### Work to complete
Give a verbatim copy of the lines below, minus the pictures.

### Data lines
- - -
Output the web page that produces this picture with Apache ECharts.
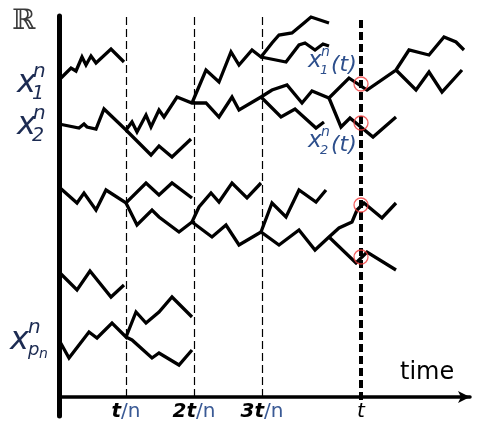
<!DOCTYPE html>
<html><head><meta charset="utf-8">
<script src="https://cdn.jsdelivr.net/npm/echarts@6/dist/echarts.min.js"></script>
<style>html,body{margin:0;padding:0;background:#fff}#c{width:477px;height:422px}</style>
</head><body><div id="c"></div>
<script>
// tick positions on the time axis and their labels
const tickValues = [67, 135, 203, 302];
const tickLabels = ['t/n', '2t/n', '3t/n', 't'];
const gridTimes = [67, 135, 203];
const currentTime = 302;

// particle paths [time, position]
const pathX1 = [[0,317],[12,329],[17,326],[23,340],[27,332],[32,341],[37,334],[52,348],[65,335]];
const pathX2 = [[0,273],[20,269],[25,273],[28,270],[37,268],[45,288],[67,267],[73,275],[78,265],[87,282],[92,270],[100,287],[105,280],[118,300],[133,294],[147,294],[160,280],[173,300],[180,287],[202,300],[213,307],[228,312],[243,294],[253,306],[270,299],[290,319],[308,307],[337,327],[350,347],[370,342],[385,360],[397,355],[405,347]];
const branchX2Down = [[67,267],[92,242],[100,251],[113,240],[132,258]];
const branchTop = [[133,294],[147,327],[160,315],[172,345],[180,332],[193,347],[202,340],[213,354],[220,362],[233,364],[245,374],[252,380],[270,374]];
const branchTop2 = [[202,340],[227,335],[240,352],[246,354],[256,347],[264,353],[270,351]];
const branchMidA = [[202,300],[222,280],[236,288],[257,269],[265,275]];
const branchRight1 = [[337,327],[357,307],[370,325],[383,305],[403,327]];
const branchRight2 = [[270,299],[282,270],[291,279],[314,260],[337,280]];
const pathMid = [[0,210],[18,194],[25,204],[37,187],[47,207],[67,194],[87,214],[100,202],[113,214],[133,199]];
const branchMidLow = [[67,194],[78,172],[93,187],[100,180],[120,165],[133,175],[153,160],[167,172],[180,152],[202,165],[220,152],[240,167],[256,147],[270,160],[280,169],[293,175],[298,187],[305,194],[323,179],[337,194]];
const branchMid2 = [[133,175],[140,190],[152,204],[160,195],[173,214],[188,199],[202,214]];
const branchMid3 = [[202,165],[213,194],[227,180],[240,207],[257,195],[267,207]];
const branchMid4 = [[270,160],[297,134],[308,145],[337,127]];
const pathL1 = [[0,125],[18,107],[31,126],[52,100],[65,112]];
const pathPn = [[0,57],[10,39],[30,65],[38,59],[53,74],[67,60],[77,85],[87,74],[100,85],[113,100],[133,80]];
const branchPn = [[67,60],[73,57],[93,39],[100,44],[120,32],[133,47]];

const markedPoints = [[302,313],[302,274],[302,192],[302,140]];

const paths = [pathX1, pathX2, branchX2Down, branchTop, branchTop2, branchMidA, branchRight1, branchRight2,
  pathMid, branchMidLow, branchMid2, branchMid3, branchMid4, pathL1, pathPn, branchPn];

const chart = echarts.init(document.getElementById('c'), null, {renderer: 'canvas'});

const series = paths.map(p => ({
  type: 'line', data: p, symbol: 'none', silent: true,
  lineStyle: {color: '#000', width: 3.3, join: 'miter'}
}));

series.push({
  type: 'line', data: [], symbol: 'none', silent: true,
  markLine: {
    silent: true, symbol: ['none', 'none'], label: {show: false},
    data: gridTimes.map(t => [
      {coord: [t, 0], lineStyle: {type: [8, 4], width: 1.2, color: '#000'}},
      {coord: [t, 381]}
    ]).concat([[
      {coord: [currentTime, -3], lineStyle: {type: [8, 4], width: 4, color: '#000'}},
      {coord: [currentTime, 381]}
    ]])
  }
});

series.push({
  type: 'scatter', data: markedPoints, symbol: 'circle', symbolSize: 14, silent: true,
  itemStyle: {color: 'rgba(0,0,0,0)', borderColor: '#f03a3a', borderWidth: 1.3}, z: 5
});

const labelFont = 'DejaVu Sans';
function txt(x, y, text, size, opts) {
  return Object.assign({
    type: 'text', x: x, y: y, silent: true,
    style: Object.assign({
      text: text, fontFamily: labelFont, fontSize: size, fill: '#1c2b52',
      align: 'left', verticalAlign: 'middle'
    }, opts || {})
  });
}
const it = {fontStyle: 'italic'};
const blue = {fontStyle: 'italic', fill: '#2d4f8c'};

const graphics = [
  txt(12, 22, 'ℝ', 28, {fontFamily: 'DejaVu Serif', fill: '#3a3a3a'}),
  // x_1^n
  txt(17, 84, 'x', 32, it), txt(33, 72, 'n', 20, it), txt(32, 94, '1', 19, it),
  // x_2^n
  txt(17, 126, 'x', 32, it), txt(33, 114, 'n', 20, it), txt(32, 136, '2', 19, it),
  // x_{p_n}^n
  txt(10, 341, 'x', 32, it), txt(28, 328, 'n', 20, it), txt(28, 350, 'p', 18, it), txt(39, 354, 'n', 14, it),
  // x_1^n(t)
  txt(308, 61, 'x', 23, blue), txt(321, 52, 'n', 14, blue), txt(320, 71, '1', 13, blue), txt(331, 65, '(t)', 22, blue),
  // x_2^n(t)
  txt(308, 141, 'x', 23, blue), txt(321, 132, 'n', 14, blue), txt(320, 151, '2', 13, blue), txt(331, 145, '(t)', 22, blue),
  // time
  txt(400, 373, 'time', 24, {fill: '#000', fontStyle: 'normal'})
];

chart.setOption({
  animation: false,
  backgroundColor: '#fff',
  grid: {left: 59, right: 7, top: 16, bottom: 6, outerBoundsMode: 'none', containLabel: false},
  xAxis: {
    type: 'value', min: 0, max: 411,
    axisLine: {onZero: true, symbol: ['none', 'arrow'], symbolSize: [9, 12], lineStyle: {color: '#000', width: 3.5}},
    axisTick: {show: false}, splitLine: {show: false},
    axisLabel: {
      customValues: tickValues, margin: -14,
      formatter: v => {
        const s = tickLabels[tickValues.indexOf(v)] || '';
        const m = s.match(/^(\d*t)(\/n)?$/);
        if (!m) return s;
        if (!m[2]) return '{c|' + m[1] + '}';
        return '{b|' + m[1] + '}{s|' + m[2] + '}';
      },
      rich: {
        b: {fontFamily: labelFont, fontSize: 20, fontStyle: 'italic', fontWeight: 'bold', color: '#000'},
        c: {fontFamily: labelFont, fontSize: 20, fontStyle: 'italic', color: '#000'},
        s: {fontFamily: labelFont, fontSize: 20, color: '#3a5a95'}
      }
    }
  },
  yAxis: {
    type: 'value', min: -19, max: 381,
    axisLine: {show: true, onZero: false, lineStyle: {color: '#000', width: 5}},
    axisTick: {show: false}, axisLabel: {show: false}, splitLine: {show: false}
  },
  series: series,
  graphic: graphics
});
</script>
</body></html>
- - -
### Solution
Output the web page that produces this picture with Apache ECharts.
<!DOCTYPE html>
<html><head><meta charset="utf-8">
<script src="https://cdn.jsdelivr.net/npm/echarts@6/dist/echarts.min.js"></script>
<style>html,body{margin:0;padding:0;background:#fff}#c{width:477px;height:422px}</style>
</head><body><div id="c"></div>
<script>
// tick positions on the time axis and their labels
const tickValues = [67, 135, 203, 302];
const tickLabels = ['t/n', '2t/n', '3t/n', 't'];
const gridTimes = [67, 135, 203];
const currentTime = 302;

// particle paths [time, position]
const pathX1 = [[0,317],[12,329],[17,326],[23,340],[27,332],[32,341],[37,334],[52,348],[65,335]];
const pathX2 = [[0,273],[20,269],[25,273],[28,270],[37,268],[45,288],[67,267],[73,275],[78,265],[87,282],[92,270],[100,287],[105,280],[118,300],[133,294],[147,294],[160,280],[173,300],[180,287],[202,300],[213,307],[228,312],[243,294],[253,306],[270,299],[290,319],[308,307],[337,327],[350,347],[370,342],[385,360],[397,355],[405,347]];
const branchX2Down = [[67,267],[92,242],[100,251],[113,240],[132,258]];
const branchTop = [[133,294],[147,327],[160,315],[172,345],[180,332],[193,347],[202,340],[213,354],[220,362],[233,364],[245,374],[252,380],[270,374]];
const branchTop2 = [[202,340],[227,335],[240,352],[246,354],[256,347],[264,353],[270,351]];
const branchMidA = [[202,300],[222,280],[236,288],[257,269],[265,275]];
const branchRight1 = [[337,327],[357,307],[370,325],[383,305],[403,327]];
const branchRight2 = [[270,299],[282,270],[291,279],[314,260],[337,280]];
const pathMid = [[0,210],[18,194],[25,204],[37,187],[47,207],[67,194],[87,214],[100,202],[113,214],[133,199]];
const branchMidLow = [[67,194],[78,172],[93,187],[100,180],[120,165],[133,175],[153,160],[167,172],[180,152],[202,165],[220,152],[240,167],[256,147],[270,160],[280,169],[293,175],[298,187],[305,194],[323,179],[337,194]];
const branchMid2 = [[133,175],[140,190],[152,204],[160,195],[173,214],[188,199],[202,214]];
const branchMid3 = [[202,165],[213,194],[227,180],[240,207],[257,195],[267,207]];
const branchMid4 = [[270,160],[297,134],[308,145],[337,127]];
const pathL1 = [[0,125],[18,107],[31,126],[52,100],[65,112]];
const pathPn = [[0,57],[10,39],[30,65],[38,59],[53,74],[67,60],[77,85],[87,74],[100,85],[113,100],[133,80]];
const branchPn = [[67,60],[73,57],[93,39],[100,44],[120,32],[133,47]];

const markedPoints = [[302,313],[302,274],[302,192],[302,140]];

const paths = [pathX1, pathX2, branchX2Down, branchTop, branchTop2, branchMidA, branchRight1, branchRight2,
  pathMid, branchMidLow, branchMid2, branchMid3, branchMid4, pathL1, pathPn, branchPn];

const chart = echarts.init(document.getElementById('c'), null, {renderer: 'canvas'});

const series = paths.map(p => ({
  type: 'line', data: p, symbol: 'none', silent: true,
  lineStyle: {color: '#000', width: 3.3, join: 'miter'}
}));

series.push({
  type: 'line', data: [], symbol: 'none', silent: true,
  markLine: {
    silent: true, symbol: ['none', 'none'], label: {show: false},
    data: gridTimes.map(t => [
      {coord: [t, 0], lineStyle: {type: [8, 4], width: 1.2, color: '#000'}},
      {coord: [t, 381]}
    ]).concat([[
      {coord: [currentTime, -3], lineStyle: {type: [8, 4], width: 4, color: '#000'}},
      {coord: [currentTime, 381]}
    ]])
  }
});

series.push({
  type: 'scatter', data: markedPoints, symbol: 'circle', symbolSize: 14, silent: true,
  itemStyle: {color: 'rgba(0,0,0,0)', borderColor: '#f03a3a', borderWidth: 1.3}, z: 5
});

const labelFont = 'DejaVu Sans';
function txt(x, y, text, size, opts) {
  return Object.assign({
    type: 'text', x: x, y: y, silent: true,
    style: Object.assign({
      text: text, fontFamily: labelFont, fontSize: size, fill: '#1c2b52',
      align: 'left', verticalAlign: 'middle'
    }, opts || {})
  });
}
const it = {fontStyle: 'italic'};
const blue = {fontStyle: 'italic', fill: '#2d4f8c'};

const graphics = [
  txt(12, 22, 'ℝ', 28, {fontFamily: 'DejaVu Serif', fill: '#3a3a3a'}),
  // x_1^n
  txt(17, 84, 'x', 32, it), txt(33, 72, 'n', 20, it), txt(32, 94, '1', 19, it),
  // x_2^n
  txt(17, 126, 'x', 32, it), txt(33, 114, 'n', 20, it), txt(32, 136, '2', 19, it),
  // x_{p_n}^n
  txt(10, 341, 'x', 32, it), txt(28, 328, 'n', 20, it), txt(28, 350, 'p', 18, it), txt(39, 354, 'n', 14, it),
  // x_1^n(t)
  txt(308, 61, 'x', 23, blue), txt(321, 52, 'n', 14, blue), txt(320, 71, '1', 13, blue), txt(331, 65, '(t)', 22, blue),
  // x_2^n(t)
  txt(308, 141, 'x', 23, blue), txt(321, 132, 'n', 14, blue), txt(320, 151, '2', 13, blue), txt(331, 145, '(t)', 22, blue),
  // time
  txt(400, 373, 'time', 24, {fill: '#000', fontStyle: 'normal'})
];

chart.setOption({
  animation: false,
  backgroundColor: '#fff',
  grid: {left: 59, right: 7, top: 16, bottom: 6, outerBoundsMode: 'none', containLabel: false},
  xAxis: {
    type: 'value', min: 0, max: 411,
    axisLine: {onZero: true, symbol: ['none', 'arrow'], symbolSize: [9, 12], lineStyle: {color: '#000', width: 3.5}},
    axisTick: {show: false}, splitLine: {show: false},
    axisLabel: {
      customValues: tickValues, margin: -14,
      formatter: v => {
        const s = tickLabels[tickValues.indexOf(v)] || '';
        const m = s.match(/^(\d*t)(\/n)?$/);
        if (!m) return s;
        if (!m[2]) return '{c|' + m[1] + '}';
        return '{b|' + m[1] + '}{s|' + m[2] + '}';
      },
      rich: {
        b: {fontFamily: labelFont, fontSize: 20, fontStyle: 'italic', fontWeight: 'bold', color: '#000'},
        c: {fontFamily: labelFont, fontSize: 20, fontStyle: 'italic', color: '#000'},
        s: {fontFamily: labelFont, fontSize: 20, color: '#3a5a95'}
      }
    }
  },
  yAxis: {
    type: 'value', min: -19, max: 381,
    axisLine: {show: true, onZero: false, lineStyle: {color: '#000', width: 5}},
    axisTick: {show: false}, axisLabel: {show: false}, splitLine: {show: false}
  },
  series: series,
  graphic: graphics
});
</script>
</body></html>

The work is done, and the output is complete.